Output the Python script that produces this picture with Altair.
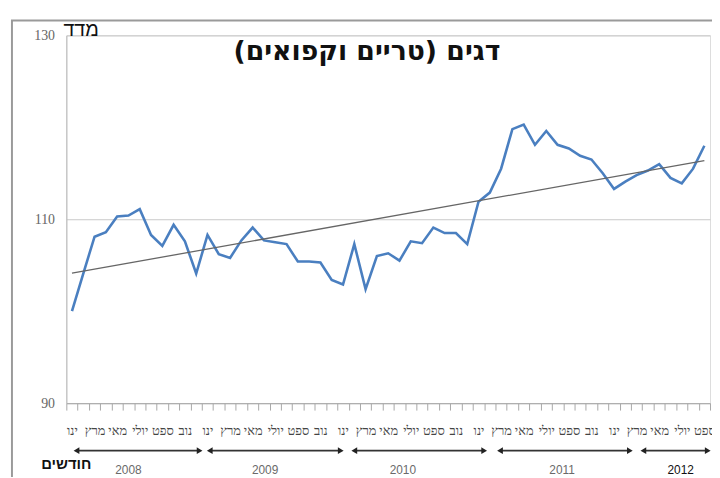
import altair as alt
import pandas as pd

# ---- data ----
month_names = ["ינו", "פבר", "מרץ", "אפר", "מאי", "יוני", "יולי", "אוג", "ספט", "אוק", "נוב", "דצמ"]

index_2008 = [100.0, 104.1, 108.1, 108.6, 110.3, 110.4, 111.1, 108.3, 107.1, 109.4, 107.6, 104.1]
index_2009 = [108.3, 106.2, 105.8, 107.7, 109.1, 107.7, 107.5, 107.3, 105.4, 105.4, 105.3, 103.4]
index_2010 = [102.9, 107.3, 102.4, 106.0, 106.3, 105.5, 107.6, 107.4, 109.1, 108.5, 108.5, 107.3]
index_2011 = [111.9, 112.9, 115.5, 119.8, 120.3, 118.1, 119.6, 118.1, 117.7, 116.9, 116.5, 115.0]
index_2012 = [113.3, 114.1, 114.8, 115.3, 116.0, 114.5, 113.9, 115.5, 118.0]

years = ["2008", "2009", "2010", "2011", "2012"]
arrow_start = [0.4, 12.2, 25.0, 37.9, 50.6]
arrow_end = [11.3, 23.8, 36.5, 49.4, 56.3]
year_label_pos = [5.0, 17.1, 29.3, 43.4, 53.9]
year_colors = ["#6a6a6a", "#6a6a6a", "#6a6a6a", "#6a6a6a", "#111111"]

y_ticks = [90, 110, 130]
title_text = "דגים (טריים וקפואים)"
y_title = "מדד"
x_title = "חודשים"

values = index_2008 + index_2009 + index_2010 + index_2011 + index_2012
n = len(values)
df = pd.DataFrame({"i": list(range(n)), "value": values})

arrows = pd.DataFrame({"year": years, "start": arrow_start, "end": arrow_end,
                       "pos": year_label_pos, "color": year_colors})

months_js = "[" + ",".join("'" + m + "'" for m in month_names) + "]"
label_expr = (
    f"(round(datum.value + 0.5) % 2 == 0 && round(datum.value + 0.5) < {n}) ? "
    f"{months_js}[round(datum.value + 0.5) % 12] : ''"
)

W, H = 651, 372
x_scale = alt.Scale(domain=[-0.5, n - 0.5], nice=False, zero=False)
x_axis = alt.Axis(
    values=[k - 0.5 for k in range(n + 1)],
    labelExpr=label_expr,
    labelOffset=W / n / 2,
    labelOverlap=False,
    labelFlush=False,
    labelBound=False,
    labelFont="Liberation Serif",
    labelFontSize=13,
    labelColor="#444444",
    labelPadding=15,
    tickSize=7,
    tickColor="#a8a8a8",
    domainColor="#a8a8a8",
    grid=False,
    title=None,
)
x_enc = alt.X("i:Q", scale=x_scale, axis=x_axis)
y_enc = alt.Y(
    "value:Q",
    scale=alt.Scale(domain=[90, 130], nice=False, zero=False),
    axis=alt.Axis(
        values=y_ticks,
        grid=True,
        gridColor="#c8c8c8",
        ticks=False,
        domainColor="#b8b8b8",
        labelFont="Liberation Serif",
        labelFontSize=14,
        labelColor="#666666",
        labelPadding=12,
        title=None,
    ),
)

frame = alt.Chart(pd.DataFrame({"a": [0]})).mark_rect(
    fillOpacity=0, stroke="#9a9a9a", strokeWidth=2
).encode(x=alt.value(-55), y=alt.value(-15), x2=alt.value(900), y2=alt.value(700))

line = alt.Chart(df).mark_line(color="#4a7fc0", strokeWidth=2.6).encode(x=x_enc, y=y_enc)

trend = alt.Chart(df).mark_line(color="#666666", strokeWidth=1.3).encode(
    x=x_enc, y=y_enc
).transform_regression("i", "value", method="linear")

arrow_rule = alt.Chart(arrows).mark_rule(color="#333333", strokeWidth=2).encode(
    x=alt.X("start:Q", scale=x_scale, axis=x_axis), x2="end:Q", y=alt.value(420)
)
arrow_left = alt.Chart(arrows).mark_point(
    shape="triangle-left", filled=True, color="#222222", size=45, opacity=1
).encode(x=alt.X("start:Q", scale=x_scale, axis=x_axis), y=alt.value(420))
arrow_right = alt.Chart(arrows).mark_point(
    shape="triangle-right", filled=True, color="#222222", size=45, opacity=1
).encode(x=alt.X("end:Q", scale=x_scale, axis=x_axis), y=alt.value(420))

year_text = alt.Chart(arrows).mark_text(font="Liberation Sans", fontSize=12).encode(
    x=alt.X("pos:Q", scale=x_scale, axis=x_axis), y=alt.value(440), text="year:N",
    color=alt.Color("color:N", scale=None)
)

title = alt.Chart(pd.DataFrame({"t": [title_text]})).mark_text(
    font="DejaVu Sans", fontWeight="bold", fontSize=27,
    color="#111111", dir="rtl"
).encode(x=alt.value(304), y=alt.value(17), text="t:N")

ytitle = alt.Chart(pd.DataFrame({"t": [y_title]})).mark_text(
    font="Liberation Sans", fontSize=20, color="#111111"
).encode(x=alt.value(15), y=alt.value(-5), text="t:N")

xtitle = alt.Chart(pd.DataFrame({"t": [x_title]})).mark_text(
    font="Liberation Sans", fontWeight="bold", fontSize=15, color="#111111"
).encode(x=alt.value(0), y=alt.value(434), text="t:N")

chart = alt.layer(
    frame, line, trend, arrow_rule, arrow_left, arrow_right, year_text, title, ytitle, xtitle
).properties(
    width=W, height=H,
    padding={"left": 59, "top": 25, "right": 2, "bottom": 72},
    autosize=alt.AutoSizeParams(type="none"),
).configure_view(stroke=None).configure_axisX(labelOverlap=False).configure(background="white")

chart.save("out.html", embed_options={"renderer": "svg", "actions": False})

PROBLEM TO WORK ON
Repeat the material above verbatim. Leave the pictures behind.

TASK OUTPUT
Output the Python script that produces this picture with Altair.
import altair as alt
import pandas as pd

# ---- data ----
month_names = ["ינו", "פבר", "מרץ", "אפר", "מאי", "יוני", "יולי", "אוג", "ספט", "אוק", "נוב", "דצמ"]

index_2008 = [100.0, 104.1, 108.1, 108.6, 110.3, 110.4, 111.1, 108.3, 107.1, 109.4, 107.6, 104.1]
index_2009 = [108.3, 106.2, 105.8, 107.7, 109.1, 107.7, 107.5, 107.3, 105.4, 105.4, 105.3, 103.4]
index_2010 = [102.9, 107.3, 102.4, 106.0, 106.3, 105.5, 107.6, 107.4, 109.1, 108.5, 108.5, 107.3]
index_2011 = [111.9, 112.9, 115.5, 119.8, 120.3, 118.1, 119.6, 118.1, 117.7, 116.9, 116.5, 115.0]
index_2012 = [113.3, 114.1, 114.8, 115.3, 116.0, 114.5, 113.9, 115.5, 118.0]

years = ["2008", "2009", "2010", "2011", "2012"]
arrow_start = [0.4, 12.2, 25.0, 37.9, 50.6]
arrow_end = [11.3, 23.8, 36.5, 49.4, 56.3]
year_label_pos = [5.0, 17.1, 29.3, 43.4, 53.9]
year_colors = ["#6a6a6a", "#6a6a6a", "#6a6a6a", "#6a6a6a", "#111111"]

y_ticks = [90, 110, 130]
title_text = "דגים (טריים וקפואים)"
y_title = "מדד"
x_title = "חודשים"

values = index_2008 + index_2009 + index_2010 + index_2011 + index_2012
n = len(values)
df = pd.DataFrame({"i": list(range(n)), "value": values})

arrows = pd.DataFrame({"year": years, "start": arrow_start, "end": arrow_end,
                       "pos": year_label_pos, "color": year_colors})

months_js = "[" + ",".join("'" + m + "'" for m in month_names) + "]"
label_expr = (
    f"(round(datum.value + 0.5) % 2 == 0 && round(datum.value + 0.5) < {n}) ? "
    f"{months_js}[round(datum.value + 0.5) % 12] : ''"
)

W, H = 651, 372
x_scale = alt.Scale(domain=[-0.5, n - 0.5], nice=False, zero=False)
x_axis = alt.Axis(
    values=[k - 0.5 for k in range(n + 1)],
    labelExpr=label_expr,
    labelOffset=W / n / 2,
    labelOverlap=False,
    labelFlush=False,
    labelBound=False,
    labelFont="Liberation Serif",
    labelFontSize=13,
    labelColor="#444444",
    labelPadding=15,
    tickSize=7,
    tickColor="#a8a8a8",
    domainColor="#a8a8a8",
    grid=False,
    title=None,
)
x_enc = alt.X("i:Q", scale=x_scale, axis=x_axis)
y_enc = alt.Y(
    "value:Q",
    scale=alt.Scale(domain=[90, 130], nice=False, zero=False),
    axis=alt.Axis(
        values=y_ticks,
        grid=True,
        gridColor="#c8c8c8",
        ticks=False,
        domainColor="#b8b8b8",
        labelFont="Liberation Serif",
        labelFontSize=14,
        labelColor="#666666",
        labelPadding=12,
        title=None,
    ),
)

frame = alt.Chart(pd.DataFrame({"a": [0]})).mark_rect(
    fillOpacity=0, stroke="#9a9a9a", strokeWidth=2
).encode(x=alt.value(-55), y=alt.value(-15), x2=alt.value(900), y2=alt.value(700))

line = alt.Chart(df).mark_line(color="#4a7fc0", strokeWidth=2.6).encode(x=x_enc, y=y_enc)

trend = alt.Chart(df).mark_line(color="#666666", strokeWidth=1.3).encode(
    x=x_enc, y=y_enc
).transform_regression("i", "value", method="linear")

arrow_rule = alt.Chart(arrows).mark_rule(color="#333333", strokeWidth=2).encode(
    x=alt.X("start:Q", scale=x_scale, axis=x_axis), x2="end:Q", y=alt.value(420)
)
arrow_left = alt.Chart(arrows).mark_point(
    shape="triangle-left", filled=True, color="#222222", size=45, opacity=1
).encode(x=alt.X("start:Q", scale=x_scale, axis=x_axis), y=alt.value(420))
arrow_right = alt.Chart(arrows).mark_point(
    shape="triangle-right", filled=True, color="#222222", size=45, opacity=1
).encode(x=alt.X("end:Q", scale=x_scale, axis=x_axis), y=alt.value(420))

year_text = alt.Chart(arrows).mark_text(font="Liberation Sans", fontSize=12).encode(
    x=alt.X("pos:Q", scale=x_scale, axis=x_axis), y=alt.value(440), text="year:N",
    color=alt.Color("color:N", scale=None)
)

title = alt.Chart(pd.DataFrame({"t": [title_text]})).mark_text(
    font="DejaVu Sans", fontWeight="bold", fontSize=27,
    color="#111111", dir="rtl"
).encode(x=alt.value(304), y=alt.value(17), text="t:N")

ytitle = alt.Chart(pd.DataFrame({"t": [y_title]})).mark_text(
    font="Liberation Sans", fontSize=20, color="#111111"
).encode(x=alt.value(15), y=alt.value(-5), text="t:N")

xtitle = alt.Chart(pd.DataFrame({"t": [x_title]})).mark_text(
    font="Liberation Sans", fontWeight="bold", fontSize=15, color="#111111"
).encode(x=alt.value(0), y=alt.value(434), text="t:N")

chart = alt.layer(
    frame, line, trend, arrow_rule, arrow_left, arrow_right, year_text, title, ytitle, xtitle
).properties(
    width=W, height=H,
    padding={"left": 59, "top": 25, "right": 2, "bottom": 72},
    autosize=alt.AutoSizeParams(type="none"),
).configure_view(stroke=None).configure_axisX(labelOverlap=False).configure(background="white")

chart.save("out.html", embed_options={"renderer": "svg", "actions": False})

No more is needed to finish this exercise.